*TASK INSTRUCTIONS:*
Exclude images, then output the remaining data verbatim.

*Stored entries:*
** start **
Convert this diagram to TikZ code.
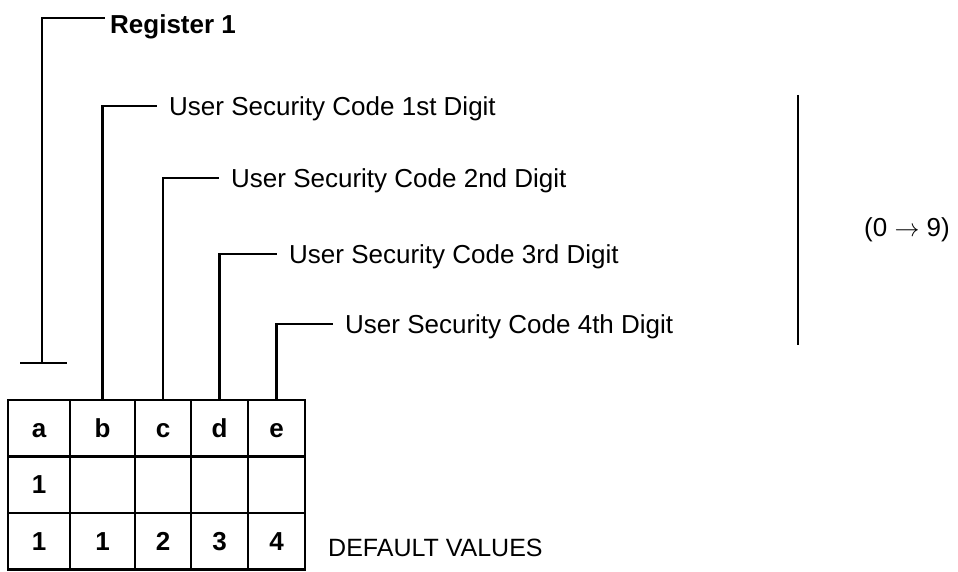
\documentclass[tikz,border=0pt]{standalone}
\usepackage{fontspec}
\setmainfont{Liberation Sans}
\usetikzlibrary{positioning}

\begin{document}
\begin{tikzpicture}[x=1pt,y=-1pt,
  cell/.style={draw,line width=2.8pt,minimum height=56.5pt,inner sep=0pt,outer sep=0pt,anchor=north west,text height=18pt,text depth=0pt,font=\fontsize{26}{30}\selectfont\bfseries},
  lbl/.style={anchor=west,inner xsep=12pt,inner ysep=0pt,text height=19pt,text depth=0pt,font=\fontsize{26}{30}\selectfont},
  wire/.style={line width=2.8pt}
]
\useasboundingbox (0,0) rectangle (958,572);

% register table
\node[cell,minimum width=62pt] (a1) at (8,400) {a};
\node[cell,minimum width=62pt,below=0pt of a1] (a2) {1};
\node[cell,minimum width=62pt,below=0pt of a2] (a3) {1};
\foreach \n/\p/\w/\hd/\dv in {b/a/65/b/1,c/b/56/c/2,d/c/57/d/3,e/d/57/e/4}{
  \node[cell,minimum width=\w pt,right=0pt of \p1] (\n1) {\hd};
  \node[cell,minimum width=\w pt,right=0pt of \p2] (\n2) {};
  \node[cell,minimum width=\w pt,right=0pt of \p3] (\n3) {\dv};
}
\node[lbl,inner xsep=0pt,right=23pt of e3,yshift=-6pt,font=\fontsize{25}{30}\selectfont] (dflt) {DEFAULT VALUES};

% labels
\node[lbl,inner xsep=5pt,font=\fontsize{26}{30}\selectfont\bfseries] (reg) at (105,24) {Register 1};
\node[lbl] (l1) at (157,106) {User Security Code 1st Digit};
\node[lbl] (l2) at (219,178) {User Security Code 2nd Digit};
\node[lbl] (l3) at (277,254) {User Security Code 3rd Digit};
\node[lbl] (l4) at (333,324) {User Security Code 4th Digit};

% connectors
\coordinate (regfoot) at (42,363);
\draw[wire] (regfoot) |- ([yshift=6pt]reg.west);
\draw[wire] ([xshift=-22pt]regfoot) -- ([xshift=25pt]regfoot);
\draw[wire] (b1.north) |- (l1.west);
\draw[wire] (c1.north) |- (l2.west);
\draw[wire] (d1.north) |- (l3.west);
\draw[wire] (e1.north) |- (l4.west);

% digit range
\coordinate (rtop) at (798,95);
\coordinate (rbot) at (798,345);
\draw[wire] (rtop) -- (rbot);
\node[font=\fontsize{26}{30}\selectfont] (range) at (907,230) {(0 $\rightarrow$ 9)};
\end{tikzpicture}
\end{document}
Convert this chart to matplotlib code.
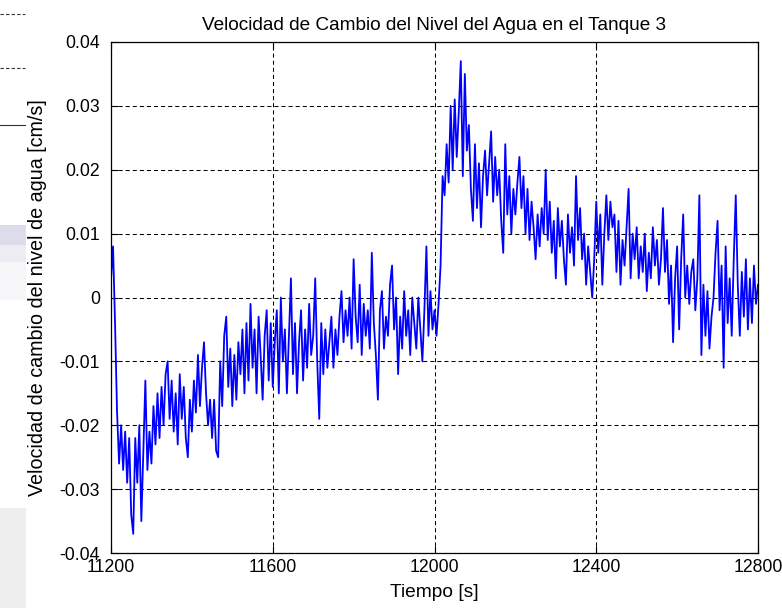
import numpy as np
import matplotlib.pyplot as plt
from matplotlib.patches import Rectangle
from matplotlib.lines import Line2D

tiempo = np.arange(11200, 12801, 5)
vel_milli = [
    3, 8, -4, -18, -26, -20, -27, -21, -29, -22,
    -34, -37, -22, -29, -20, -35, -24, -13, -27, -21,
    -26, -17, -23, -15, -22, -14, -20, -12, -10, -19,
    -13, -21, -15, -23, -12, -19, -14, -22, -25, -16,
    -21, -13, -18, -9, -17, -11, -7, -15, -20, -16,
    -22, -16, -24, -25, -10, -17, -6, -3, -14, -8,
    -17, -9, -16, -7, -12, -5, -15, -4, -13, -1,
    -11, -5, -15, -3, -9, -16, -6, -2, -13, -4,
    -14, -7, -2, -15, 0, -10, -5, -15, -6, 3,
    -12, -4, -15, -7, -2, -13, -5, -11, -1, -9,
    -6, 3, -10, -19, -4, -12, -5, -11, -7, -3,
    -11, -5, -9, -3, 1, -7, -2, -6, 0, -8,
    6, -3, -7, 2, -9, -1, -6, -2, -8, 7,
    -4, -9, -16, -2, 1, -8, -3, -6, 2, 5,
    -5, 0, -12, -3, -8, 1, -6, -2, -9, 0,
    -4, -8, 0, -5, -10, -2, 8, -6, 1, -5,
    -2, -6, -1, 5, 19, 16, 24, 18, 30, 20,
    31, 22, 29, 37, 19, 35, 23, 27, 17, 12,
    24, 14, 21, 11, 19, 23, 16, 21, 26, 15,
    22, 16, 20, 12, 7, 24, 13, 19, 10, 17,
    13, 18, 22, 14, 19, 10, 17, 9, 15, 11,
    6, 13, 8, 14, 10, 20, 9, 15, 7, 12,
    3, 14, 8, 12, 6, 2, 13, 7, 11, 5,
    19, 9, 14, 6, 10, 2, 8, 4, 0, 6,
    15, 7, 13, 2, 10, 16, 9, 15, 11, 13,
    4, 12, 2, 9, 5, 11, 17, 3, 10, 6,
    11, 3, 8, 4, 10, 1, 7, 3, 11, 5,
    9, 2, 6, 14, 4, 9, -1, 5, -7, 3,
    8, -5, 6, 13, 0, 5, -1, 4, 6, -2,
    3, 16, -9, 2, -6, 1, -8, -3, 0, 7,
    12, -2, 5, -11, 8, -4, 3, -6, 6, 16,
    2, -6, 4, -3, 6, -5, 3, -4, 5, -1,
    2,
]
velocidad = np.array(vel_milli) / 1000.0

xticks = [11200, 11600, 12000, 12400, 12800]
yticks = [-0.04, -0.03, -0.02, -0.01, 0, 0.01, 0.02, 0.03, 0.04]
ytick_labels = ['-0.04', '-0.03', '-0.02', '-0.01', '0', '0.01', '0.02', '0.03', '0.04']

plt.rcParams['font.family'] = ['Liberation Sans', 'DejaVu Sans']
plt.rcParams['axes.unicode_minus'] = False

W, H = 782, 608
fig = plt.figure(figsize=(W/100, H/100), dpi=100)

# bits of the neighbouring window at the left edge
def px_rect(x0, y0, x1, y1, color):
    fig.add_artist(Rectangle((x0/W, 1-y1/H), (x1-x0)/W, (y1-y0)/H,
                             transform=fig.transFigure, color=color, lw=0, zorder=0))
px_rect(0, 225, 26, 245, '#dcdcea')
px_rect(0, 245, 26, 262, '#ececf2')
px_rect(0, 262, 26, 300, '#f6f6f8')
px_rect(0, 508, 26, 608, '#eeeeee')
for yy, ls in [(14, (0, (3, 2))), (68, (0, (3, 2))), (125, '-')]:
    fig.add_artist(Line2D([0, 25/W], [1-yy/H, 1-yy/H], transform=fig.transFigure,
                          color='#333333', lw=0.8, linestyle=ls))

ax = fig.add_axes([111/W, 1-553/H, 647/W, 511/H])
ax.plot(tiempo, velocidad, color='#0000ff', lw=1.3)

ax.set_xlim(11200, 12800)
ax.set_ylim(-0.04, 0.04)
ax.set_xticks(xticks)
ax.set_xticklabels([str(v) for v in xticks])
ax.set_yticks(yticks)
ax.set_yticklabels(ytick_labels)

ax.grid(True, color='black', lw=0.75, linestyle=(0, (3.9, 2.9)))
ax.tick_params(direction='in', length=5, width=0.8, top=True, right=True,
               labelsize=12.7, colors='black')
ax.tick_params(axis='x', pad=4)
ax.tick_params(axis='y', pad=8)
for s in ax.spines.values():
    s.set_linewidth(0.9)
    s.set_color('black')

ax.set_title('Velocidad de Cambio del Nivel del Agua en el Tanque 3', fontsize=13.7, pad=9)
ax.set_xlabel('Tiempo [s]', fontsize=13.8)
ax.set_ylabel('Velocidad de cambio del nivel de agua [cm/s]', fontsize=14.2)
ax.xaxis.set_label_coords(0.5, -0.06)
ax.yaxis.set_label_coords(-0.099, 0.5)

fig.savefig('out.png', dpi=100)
** end **
*RESPONSE TO THE EXERCISE:*
Convert this diagram to TikZ code.
\documentclass[tikz,border=0pt]{standalone}
\usepackage{fontspec}
\setmainfont{Liberation Sans}
\usetikzlibrary{positioning}

\begin{document}
\begin{tikzpicture}[x=1pt,y=-1pt,
  cell/.style={draw,line width=2.8pt,minimum height=56.5pt,inner sep=0pt,outer sep=0pt,anchor=north west,text height=18pt,text depth=0pt,font=\fontsize{26}{30}\selectfont\bfseries},
  lbl/.style={anchor=west,inner xsep=12pt,inner ysep=0pt,text height=19pt,text depth=0pt,font=\fontsize{26}{30}\selectfont},
  wire/.style={line width=2.8pt}
]
\useasboundingbox (0,0) rectangle (958,572);

% register table
\node[cell,minimum width=62pt] (a1) at (8,400) {a};
\node[cell,minimum width=62pt,below=0pt of a1] (a2) {1};
\node[cell,minimum width=62pt,below=0pt of a2] (a3) {1};
\foreach \n/\p/\w/\hd/\dv in {b/a/65/b/1,c/b/56/c/2,d/c/57/d/3,e/d/57/e/4}{
  \node[cell,minimum width=\w pt,right=0pt of \p1] (\n1) {\hd};
  \node[cell,minimum width=\w pt,right=0pt of \p2] (\n2) {};
  \node[cell,minimum width=\w pt,right=0pt of \p3] (\n3) {\dv};
}
\node[lbl,inner xsep=0pt,right=23pt of e3,yshift=-6pt,font=\fontsize{25}{30}\selectfont] (dflt) {DEFAULT VALUES};

% labels
\node[lbl,inner xsep=5pt,font=\fontsize{26}{30}\selectfont\bfseries] (reg) at (105,24) {Register 1};
\node[lbl] (l1) at (157,106) {User Security Code 1st Digit};
\node[lbl] (l2) at (219,178) {User Security Code 2nd Digit};
\node[lbl] (l3) at (277,254) {User Security Code 3rd Digit};
\node[lbl] (l4) at (333,324) {User Security Code 4th Digit};

% connectors
\coordinate (regfoot) at (42,363);
\draw[wire] (regfoot) |- ([yshift=6pt]reg.west);
\draw[wire] ([xshift=-22pt]regfoot) -- ([xshift=25pt]regfoot);
\draw[wire] (b1.north) |- (l1.west);
\draw[wire] (c1.north) |- (l2.west);
\draw[wire] (d1.north) |- (l3.west);
\draw[wire] (e1.north) |- (l4.west);

% digit range
\coordinate (rtop) at (798,95);
\coordinate (rbot) at (798,345);
\draw[wire] (rtop) -- (rbot);
\node[font=\fontsize{26}{30}\selectfont] (range) at (907,230) {(0 $\rightarrow$ 9)};
\end{tikzpicture}
\end{document}
Convert this chart to matplotlib code.
import numpy as np
import matplotlib.pyplot as plt
from matplotlib.patches import Rectangle
from matplotlib.lines import Line2D

tiempo = np.arange(11200, 12801, 5)
vel_milli = [
    3, 8, -4, -18, -26, -20, -27, -21, -29, -22,
    -34, -37, -22, -29, -20, -35, -24, -13, -27, -21,
    -26, -17, -23, -15, -22, -14, -20, -12, -10, -19,
    -13, -21, -15, -23, -12, -19, -14, -22, -25, -16,
    -21, -13, -18, -9, -17, -11, -7, -15, -20, -16,
    -22, -16, -24, -25, -10, -17, -6, -3, -14, -8,
    -17, -9, -16, -7, -12, -5, -15, -4, -13, -1,
    -11, -5, -15, -3, -9, -16, -6, -2, -13, -4,
    -14, -7, -2, -15, 0, -10, -5, -15, -6, 3,
    -12, -4, -15, -7, -2, -13, -5, -11, -1, -9,
    -6, 3, -10, -19, -4, -12, -5, -11, -7, -3,
    -11, -5, -9, -3, 1, -7, -2, -6, 0, -8,
    6, -3, -7, 2, -9, -1, -6, -2, -8, 7,
    -4, -9, -16, -2, 1, -8, -3, -6, 2, 5,
    -5, 0, -12, -3, -8, 1, -6, -2, -9, 0,
    -4, -8, 0, -5, -10, -2, 8, -6, 1, -5,
    -2, -6, -1, 5, 19, 16, 24, 18, 30, 20,
    31, 22, 29, 37, 19, 35, 23, 27, 17, 12,
    24, 14, 21, 11, 19, 23, 16, 21, 26, 15,
    22, 16, 20, 12, 7, 24, 13, 19, 10, 17,
    13, 18, 22, 14, 19, 10, 17, 9, 15, 11,
    6, 13, 8, 14, 10, 20, 9, 15, 7, 12,
    3, 14, 8, 12, 6, 2, 13, 7, 11, 5,
    19, 9, 14, 6, 10, 2, 8, 4, 0, 6,
    15, 7, 13, 2, 10, 16, 9, 15, 11, 13,
    4, 12, 2, 9, 5, 11, 17, 3, 10, 6,
    11, 3, 8, 4, 10, 1, 7, 3, 11, 5,
    9, 2, 6, 14, 4, 9, -1, 5, -7, 3,
    8, -5, 6, 13, 0, 5, -1, 4, 6, -2,
    3, 16, -9, 2, -6, 1, -8, -3, 0, 7,
    12, -2, 5, -11, 8, -4, 3, -6, 6, 16,
    2, -6, 4, -3, 6, -5, 3, -4, 5, -1,
    2,
]
velocidad = np.array(vel_milli) / 1000.0

xticks = [11200, 11600, 12000, 12400, 12800]
yticks = [-0.04, -0.03, -0.02, -0.01, 0, 0.01, 0.02, 0.03, 0.04]
ytick_labels = ['-0.04', '-0.03', '-0.02', '-0.01', '0', '0.01', '0.02', '0.03', '0.04']

plt.rcParams['font.family'] = ['Liberation Sans', 'DejaVu Sans']
plt.rcParams['axes.unicode_minus'] = False

W, H = 782, 608
fig = plt.figure(figsize=(W/100, H/100), dpi=100)

# bits of the neighbouring window at the left edge
def px_rect(x0, y0, x1, y1, color):
    fig.add_artist(Rectangle((x0/W, 1-y1/H), (x1-x0)/W, (y1-y0)/H,
                             transform=fig.transFigure, color=color, lw=0, zorder=0))
px_rect(0, 225, 26, 245, '#dcdcea')
px_rect(0, 245, 26, 262, '#ececf2')
px_rect(0, 262, 26, 300, '#f6f6f8')
px_rect(0, 508, 26, 608, '#eeeeee')
for yy, ls in [(14, (0, (3, 2))), (68, (0, (3, 2))), (125, '-')]:
    fig.add_artist(Line2D([0, 25/W], [1-yy/H, 1-yy/H], transform=fig.transFigure,
                          color='#333333', lw=0.8, linestyle=ls))

ax = fig.add_axes([111/W, 1-553/H, 647/W, 511/H])
ax.plot(tiempo, velocidad, color='#0000ff', lw=1.3)

ax.set_xlim(11200, 12800)
ax.set_ylim(-0.04, 0.04)
ax.set_xticks(xticks)
ax.set_xticklabels([str(v) for v in xticks])
ax.set_yticks(yticks)
ax.set_yticklabels(ytick_labels)

ax.grid(True, color='black', lw=0.75, linestyle=(0, (3.9, 2.9)))
ax.tick_params(direction='in', length=5, width=0.8, top=True, right=True,
               labelsize=12.7, colors='black')
ax.tick_params(axis='x', pad=4)
ax.tick_params(axis='y', pad=8)
for s in ax.spines.values():
    s.set_linewidth(0.9)
    s.set_color('black')

ax.set_title('Velocidad de Cambio del Nivel del Agua en el Tanque 3', fontsize=13.7, pad=9)
ax.set_xlabel('Tiempo [s]', fontsize=13.8)
ax.set_ylabel('Velocidad de cambio del nivel de agua [cm/s]', fontsize=14.2)
ax.xaxis.set_label_coords(0.5, -0.06)
ax.yaxis.set_label_coords(-0.099, 0.5)

fig.savefig('out.png', dpi=100)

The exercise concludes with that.